For most of the season, the northwest region starts the spring with adequate or surplus amounts of moisture depending on the amount of rainfall received throughout the year. The northwest region did not see average rainfall and many parts of the region had become very dry before seeding had even concluded. Within the latter part of the season moisture conditions have declined due to limited rainfall and much of the region is reporting as short or very short for topsoil moisture. Heading into winter, cropland topsoil moisture is rated as six per cent adequate, 47 per cent short and 47 per cent very short. Hay and pasture land topsoil moisture is rated as four per cent adequate, 39 per cent short and 57 per cent very short.
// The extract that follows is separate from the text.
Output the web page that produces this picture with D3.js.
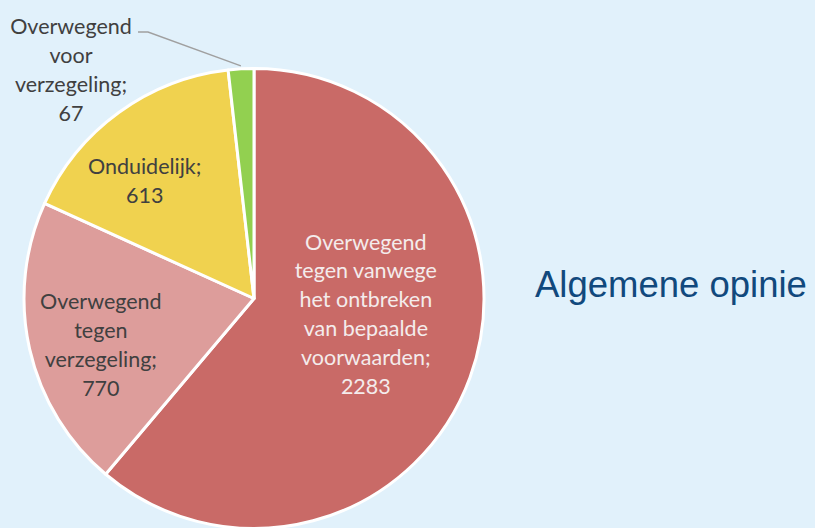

Average hay yields on dry land are reported (in tons per acre) as: alfalfa 0.93; alfalfa/brome 0.73; other tame hay 0.48; wild hay 0.84; and greenfeed 0.94. At this time, most livestock producers have indicated that they will have inadequate to adequate supplies of hay, straw, greenfeed and feed grain heading into winter. Many annual crops were cut and baled for greenfeed and many producers took advantage of the allowance to cut and bale ditches.

Crop reporters have indicated that the number of acres seeded to winter wheat and fall rye is estimated to have declined to below average for the region.

Producers are busy harrowing, applying fertilizer, hauling bales, fixing fences and moving cattle home.